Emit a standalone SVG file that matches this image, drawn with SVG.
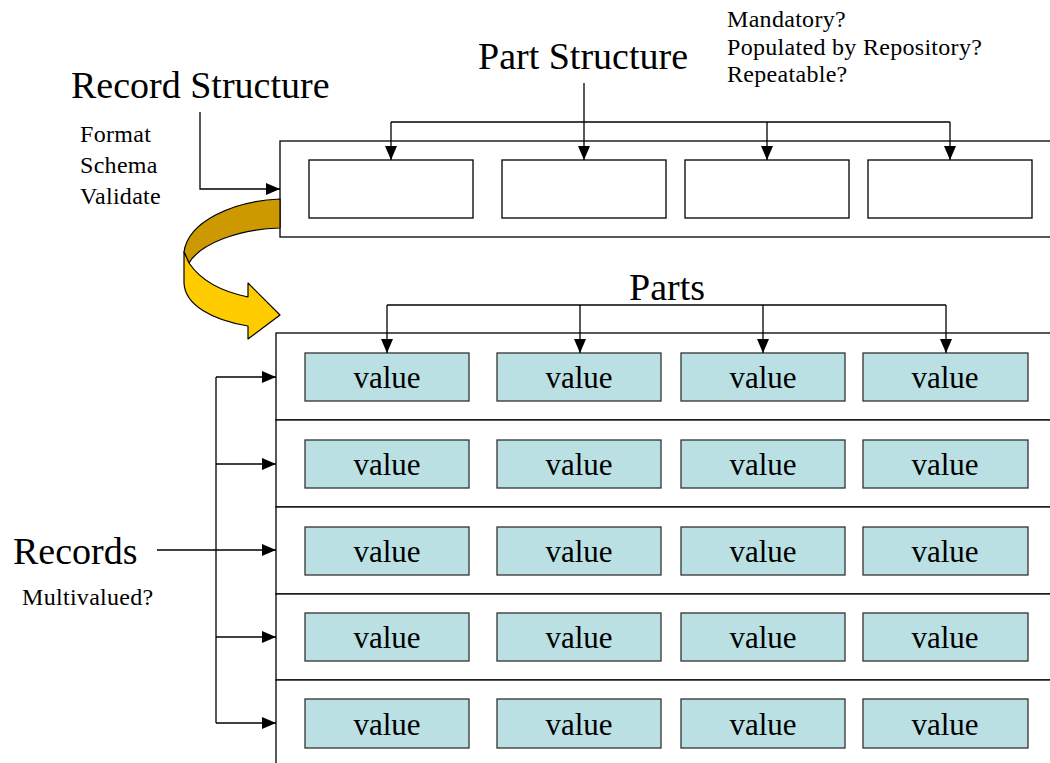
________________
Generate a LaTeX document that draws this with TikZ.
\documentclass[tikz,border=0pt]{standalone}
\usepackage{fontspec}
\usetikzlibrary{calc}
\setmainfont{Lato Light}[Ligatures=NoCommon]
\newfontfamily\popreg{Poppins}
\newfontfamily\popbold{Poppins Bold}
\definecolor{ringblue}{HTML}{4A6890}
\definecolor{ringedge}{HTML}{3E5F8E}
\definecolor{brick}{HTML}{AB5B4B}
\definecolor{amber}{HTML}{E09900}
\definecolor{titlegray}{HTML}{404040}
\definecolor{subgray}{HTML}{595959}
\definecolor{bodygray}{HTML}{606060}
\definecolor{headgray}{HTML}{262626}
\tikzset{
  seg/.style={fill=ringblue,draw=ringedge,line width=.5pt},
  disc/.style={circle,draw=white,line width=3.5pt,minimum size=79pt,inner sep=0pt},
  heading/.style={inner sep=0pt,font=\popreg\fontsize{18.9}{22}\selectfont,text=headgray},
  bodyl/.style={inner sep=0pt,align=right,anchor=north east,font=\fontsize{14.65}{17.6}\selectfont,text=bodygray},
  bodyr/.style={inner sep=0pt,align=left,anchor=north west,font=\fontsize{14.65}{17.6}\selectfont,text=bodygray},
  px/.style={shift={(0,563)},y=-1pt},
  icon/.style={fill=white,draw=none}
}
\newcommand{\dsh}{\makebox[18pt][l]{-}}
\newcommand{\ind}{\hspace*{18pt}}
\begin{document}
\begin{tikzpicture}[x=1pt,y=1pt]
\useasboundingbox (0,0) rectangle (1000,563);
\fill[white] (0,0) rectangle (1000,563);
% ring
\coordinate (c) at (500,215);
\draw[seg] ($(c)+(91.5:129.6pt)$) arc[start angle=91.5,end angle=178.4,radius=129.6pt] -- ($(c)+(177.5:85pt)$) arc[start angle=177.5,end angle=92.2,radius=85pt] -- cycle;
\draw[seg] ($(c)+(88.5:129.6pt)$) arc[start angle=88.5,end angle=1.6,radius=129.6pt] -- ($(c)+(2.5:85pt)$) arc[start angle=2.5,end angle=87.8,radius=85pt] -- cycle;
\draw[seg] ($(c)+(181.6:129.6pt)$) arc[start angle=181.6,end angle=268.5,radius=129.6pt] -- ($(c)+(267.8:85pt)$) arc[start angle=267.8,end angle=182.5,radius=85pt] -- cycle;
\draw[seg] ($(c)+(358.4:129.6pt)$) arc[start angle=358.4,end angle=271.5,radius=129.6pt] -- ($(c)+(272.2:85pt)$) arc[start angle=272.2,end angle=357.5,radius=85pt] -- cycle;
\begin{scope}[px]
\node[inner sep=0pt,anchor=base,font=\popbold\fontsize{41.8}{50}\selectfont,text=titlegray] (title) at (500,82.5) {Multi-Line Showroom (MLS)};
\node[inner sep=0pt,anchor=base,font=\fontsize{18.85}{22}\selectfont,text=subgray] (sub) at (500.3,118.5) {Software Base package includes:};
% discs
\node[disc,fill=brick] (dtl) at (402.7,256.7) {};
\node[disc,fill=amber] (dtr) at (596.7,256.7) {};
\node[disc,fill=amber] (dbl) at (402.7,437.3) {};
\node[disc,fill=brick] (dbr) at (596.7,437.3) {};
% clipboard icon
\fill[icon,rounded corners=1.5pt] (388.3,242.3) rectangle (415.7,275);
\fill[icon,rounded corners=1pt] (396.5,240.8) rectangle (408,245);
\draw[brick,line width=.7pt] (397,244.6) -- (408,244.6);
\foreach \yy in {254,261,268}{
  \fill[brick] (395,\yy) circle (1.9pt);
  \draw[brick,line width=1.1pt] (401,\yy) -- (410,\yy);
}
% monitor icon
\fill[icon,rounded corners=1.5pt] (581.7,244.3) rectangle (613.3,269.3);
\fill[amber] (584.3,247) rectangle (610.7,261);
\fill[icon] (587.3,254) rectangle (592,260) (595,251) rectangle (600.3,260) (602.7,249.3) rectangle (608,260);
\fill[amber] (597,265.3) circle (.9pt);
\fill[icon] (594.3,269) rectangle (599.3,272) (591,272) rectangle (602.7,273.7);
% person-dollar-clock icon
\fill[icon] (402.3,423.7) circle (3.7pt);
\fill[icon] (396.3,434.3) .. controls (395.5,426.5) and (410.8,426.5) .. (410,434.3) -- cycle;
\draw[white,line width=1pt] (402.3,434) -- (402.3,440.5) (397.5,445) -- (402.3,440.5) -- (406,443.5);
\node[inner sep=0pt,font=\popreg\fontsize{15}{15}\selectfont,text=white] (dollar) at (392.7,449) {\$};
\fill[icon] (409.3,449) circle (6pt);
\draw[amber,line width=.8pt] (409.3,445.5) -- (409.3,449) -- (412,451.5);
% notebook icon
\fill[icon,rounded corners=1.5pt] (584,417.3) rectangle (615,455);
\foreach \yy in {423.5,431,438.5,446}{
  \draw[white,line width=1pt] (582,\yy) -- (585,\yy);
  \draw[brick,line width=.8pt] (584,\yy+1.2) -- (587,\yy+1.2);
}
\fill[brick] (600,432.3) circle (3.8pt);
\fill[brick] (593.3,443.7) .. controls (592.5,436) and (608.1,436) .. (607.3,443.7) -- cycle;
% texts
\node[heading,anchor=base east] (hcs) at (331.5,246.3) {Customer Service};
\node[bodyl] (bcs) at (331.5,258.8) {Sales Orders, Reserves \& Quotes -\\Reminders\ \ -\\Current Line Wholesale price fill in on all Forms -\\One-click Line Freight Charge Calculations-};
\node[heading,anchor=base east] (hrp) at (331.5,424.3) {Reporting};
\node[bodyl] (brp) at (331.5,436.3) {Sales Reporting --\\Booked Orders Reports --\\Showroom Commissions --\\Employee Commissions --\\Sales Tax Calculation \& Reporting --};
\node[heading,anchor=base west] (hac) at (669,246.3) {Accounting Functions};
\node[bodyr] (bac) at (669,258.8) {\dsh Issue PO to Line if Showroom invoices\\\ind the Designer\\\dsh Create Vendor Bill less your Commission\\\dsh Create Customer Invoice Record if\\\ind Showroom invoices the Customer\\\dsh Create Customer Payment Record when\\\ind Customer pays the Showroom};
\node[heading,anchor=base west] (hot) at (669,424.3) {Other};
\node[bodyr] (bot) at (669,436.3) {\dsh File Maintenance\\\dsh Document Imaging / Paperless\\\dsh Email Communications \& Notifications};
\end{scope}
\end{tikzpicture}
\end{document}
________________
Task to complete ▸ Show all lines above holding "this".

Exercise output ▸
Emit a standalone SVG file that matches this image, drawn with SVG.
Generate a LaTeX document that draws this with TikZ.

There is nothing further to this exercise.